◆ EXERCISE OBJECTIVE: Skip every picture and transcribe the remaining material exactly.

◆ GIVEN MATERIAL:
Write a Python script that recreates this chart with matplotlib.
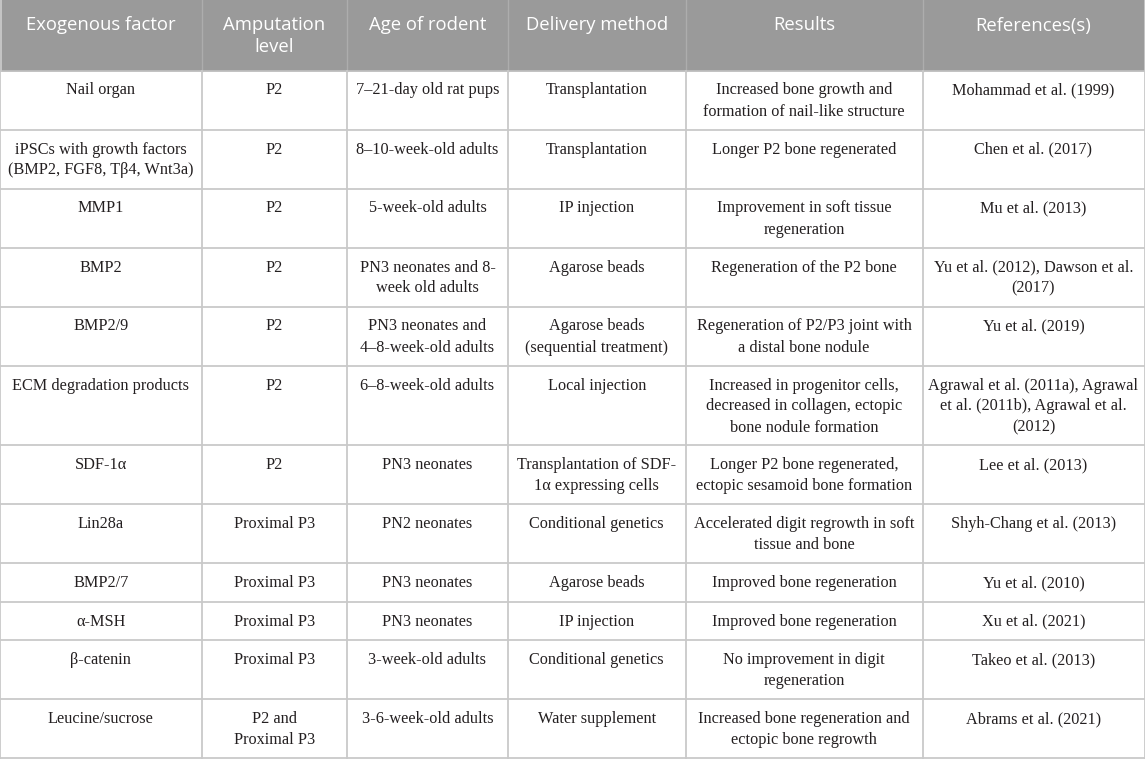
import matplotlib.pyplot as plt

# --- table content ---
headers = ["Exogenous factor", "Amputation\nlevel", "Age of rodent",
           "Delivery method", "Results", "References(s)"]

factors = ["Nail organ", "iPSCs with growth factors\n(BMP2, FGF8, Tβ4, Wnt3a)", "MMP1",
           "BMP2", "BMP2/9", "ECM degradation products", "SDF-1α", "Lin28a",
           "BMP2/7", "α-MSH", "β-catenin", "Leucine/sucrose"]
levels = ["P2", "P2", "P2", "P2", "P2", "P2", "P2", "Proximal P3", "Proximal P3",
          "Proximal P3", "Proximal P3", "P2 and\nProximal P3"]
ages = ["7–21-day old rat pups", "8–10-week-old adults", "5-week-old adults",
        "PN3 neonates and 8-\nweek old adults", "PN3 neonates and\n4–8-week-old adults",
        "6–8-week-old adults", "PN3 neonates", "PN2 neonates", "PN3 neonates",
        "PN3 neonates", "3-week-old adults", "3-6-week-old adults"]
delivery = ["Transplantation", "Transplantation", "IP injection", "Agarose beads",
            "Agarose beads\n(sequential treatment)", "Local injection",
            "Transplantation of SDF-\n1α expressing cells", "Conditional genetics",
            "Agarose beads", "IP injection", "Conditional genetics", "Water supplement"]
results = ["Increased bone growth and\nformation of nail-like structure",
           "Longer P2 bone regenerated",
           "Improvement in soft tissue\nregeneration",
           "Regeneration of the P2 bone",
           "Regeneration of P2/P3 joint with\na distal bone nodule",
           "Increased in progenitor cells,\ndecreased in collagen, ectopic\nbone nodule formation",
           "Longer P2 bone regenerated,\nectopic sesamoid bone formation",
           "Accelerated digit regrowth in soft\ntissue and bone",
           "Improved bone regeneration",
           "Improved bone regeneration",
           "No improvement in digit\nregeneration",
           "Increased bone regeneration and\nectopic bone regrowth"]
refs = ["Mohammad et al. (1999)", "Chen et al. (2017)", "Mu et al. (2013)",
        "Yu et al. (2012), Dawson et al.\n(2017)", "Yu et al. (2019)",
        "Agrawal et al. (2011a), Agrawal\net al. (2011b), Agrawal et al.\n(2012)",
        "Lee et al. (2013)", "Shyh-Chang et al. (2013)", "Yu et al. (2010)",
        "Xu et al. (2021)", "Takeo et al. (2013)", "Abrams et al. (2021)"]

columns = [factors, levels, ages, delivery, results, refs]

# --- layout (pixels) ---
W, H = 1145, 761
col_edges = [0, 201.5, 347, 508, 685.5, 922.5, 1144.5]
header_h = 70.5
line_gap = 21.0
header_bg = "#9a9a9a"
grid_col = "#c9c9c9"
text_col = "#231f20"

fig = plt.figure(figsize=(W / 100, H / 100), dpi=100)
ax = fig.add_axes([0, 0, 1, 1])
ax.set_xlim(0, W)
ax.set_ylim(H, 0)
ax.axis("off")

# header
ax.add_patch(plt.Rectangle((0, 0), col_edges[-1], header_h, color=header_bg, lw=0))
for c, h in enumerate(headers):
    cx = (col_edges[c] + col_edges[c + 1]) / 2
    for i, ln in enumerate(h.split("\n")):
        ax.text(cx, 30.5 + 22 * i, ln, ha="center", va="baseline", color="white",
                fontsize=13.3, family="Open Sans")
for x in col_edges[1:-1]:
    ax.plot([x, x], [0, header_h], color="#adadad", lw=1.0)

# body rows
n_lines = [max(col[r].count("\n") + 1 for col in columns) for r in range(len(factors))]
y = header_h
row_tops = []
for n in n_lines:
    row_tops.append(y)
    y += 18 + 20.5 * n
bottom = y

for r, top in enumerate(row_tops):
    for c, col in enumerate(columns):
        cx = (col_edges[c] + col_edges[c + 1]) / 2
        for i, ln in enumerate(col[r].split("\n")):
            ax.text(cx, top + 24 + line_gap * i, ln, ha="center", va="baseline",
                    color=text_col, fontsize=11.7, family="Liberation Serif")

# grid lines
for t in row_tops[1:] + [bottom]:
    ax.plot([0, col_edges[-1]], [t, t], color=grid_col, lw=1.3)
ax.plot([0, col_edges[-1]], [header_h, header_h], color="#bdbdbd", lw=1.3)
for x in col_edges:
    ax.plot([x, x], [header_h, bottom], color=grid_col, lw=1.3)
ax.plot([0.5, 0.5], [0, header_h], color=grid_col, lw=1.3)
ax.plot([col_edges[-1]] * 2, [0, header_h], color=grid_col, lw=1.3)

fig.savefig("out.png", dpi=100)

◆ FULL RESPONSE:
Write a Python script that recreates this chart with matplotlib.
import matplotlib.pyplot as plt

# --- table content ---
headers = ["Exogenous factor", "Amputation\nlevel", "Age of rodent",
           "Delivery method", "Results", "References(s)"]

factors = ["Nail organ", "iPSCs with growth factors\n(BMP2, FGF8, Tβ4, Wnt3a)", "MMP1",
           "BMP2", "BMP2/9", "ECM degradation products", "SDF-1α", "Lin28a",
           "BMP2/7", "α-MSH", "β-catenin", "Leucine/sucrose"]
levels = ["P2", "P2", "P2", "P2", "P2", "P2", "P2", "Proximal P3", "Proximal P3",
          "Proximal P3", "Proximal P3", "P2 and\nProximal P3"]
ages = ["7–21-day old rat pups", "8–10-week-old adults", "5-week-old adults",
        "PN3 neonates and 8-\nweek old adults", "PN3 neonates and\n4–8-week-old adults",
        "6–8-week-old adults", "PN3 neonates", "PN2 neonates", "PN3 neonates",
        "PN3 neonates", "3-week-old adults", "3-6-week-old adults"]
delivery = ["Transplantation", "Transplantation", "IP injection", "Agarose beads",
            "Agarose beads\n(sequential treatment)", "Local injection",
            "Transplantation of SDF-\n1α expressing cells", "Conditional genetics",
            "Agarose beads", "IP injection", "Conditional genetics", "Water supplement"]
results = ["Increased bone growth and\nformation of nail-like structure",
           "Longer P2 bone regenerated",
           "Improvement in soft tissue\nregeneration",
           "Regeneration of the P2 bone",
           "Regeneration of P2/P3 joint with\na distal bone nodule",
           "Increased in progenitor cells,\ndecreased in collagen, ectopic\nbone nodule formation",
           "Longer P2 bone regenerated,\nectopic sesamoid bone formation",
           "Accelerated digit regrowth in soft\ntissue and bone",
           "Improved bone regeneration",
           "Improved bone regeneration",
           "No improvement in digit\nregeneration",
           "Increased bone regeneration and\nectopic bone regrowth"]
refs = ["Mohammad et al. (1999)", "Chen et al. (2017)", "Mu et al. (2013)",
        "Yu et al. (2012), Dawson et al.\n(2017)", "Yu et al. (2019)",
        "Agrawal et al. (2011a), Agrawal\net al. (2011b), Agrawal et al.\n(2012)",
        "Lee et al. (2013)", "Shyh-Chang et al. (2013)", "Yu et al. (2010)",
        "Xu et al. (2021)", "Takeo et al. (2013)", "Abrams et al. (2021)"]

columns = [factors, levels, ages, delivery, results, refs]

# --- layout (pixels) ---
W, H = 1145, 761
col_edges = [0, 201.5, 347, 508, 685.5, 922.5, 1144.5]
header_h = 70.5
line_gap = 21.0
header_bg = "#9a9a9a"
grid_col = "#c9c9c9"
text_col = "#231f20"

fig = plt.figure(figsize=(W / 100, H / 100), dpi=100)
ax = fig.add_axes([0, 0, 1, 1])
ax.set_xlim(0, W)
ax.set_ylim(H, 0)
ax.axis("off")

# header
ax.add_patch(plt.Rectangle((0, 0), col_edges[-1], header_h, color=header_bg, lw=0))
for c, h in enumerate(headers):
    cx = (col_edges[c] + col_edges[c + 1]) / 2
    for i, ln in enumerate(h.split("\n")):
        ax.text(cx, 30.5 + 22 * i, ln, ha="center", va="baseline", color="white",
                fontsize=13.3, family="Open Sans")
for x in col_edges[1:-1]:
    ax.plot([x, x], [0, header_h], color="#adadad", lw=1.0)

# body rows
n_lines = [max(col[r].count("\n") + 1 for col in columns) for r in range(len(factors))]
y = header_h
row_tops = []
for n in n_lines:
    row_tops.append(y)
    y += 18 + 20.5 * n
bottom = y

for r, top in enumerate(row_tops):
    for c, col in enumerate(columns):
        cx = (col_edges[c] + col_edges[c + 1]) / 2
        for i, ln in enumerate(col[r].split("\n")):
            ax.text(cx, top + 24 + line_gap * i, ln, ha="center", va="baseline",
                    color=text_col, fontsize=11.7, family="Liberation Serif")

# grid lines
for t in row_tops[1:] + [bottom]:
    ax.plot([0, col_edges[-1]], [t, t], color=grid_col, lw=1.3)
ax.plot([0, col_edges[-1]], [header_h, header_h], color="#bdbdbd", lw=1.3)
for x in col_edges:
    ax.plot([x, x], [header_h, bottom], color=grid_col, lw=1.3)
ax.plot([0.5, 0.5], [0, header_h], color=grid_col, lw=1.3)
ax.plot([col_edges[-1]] * 2, [0, header_h], color=grid_col, lw=1.3)

fig.savefig("out.png", dpi=100)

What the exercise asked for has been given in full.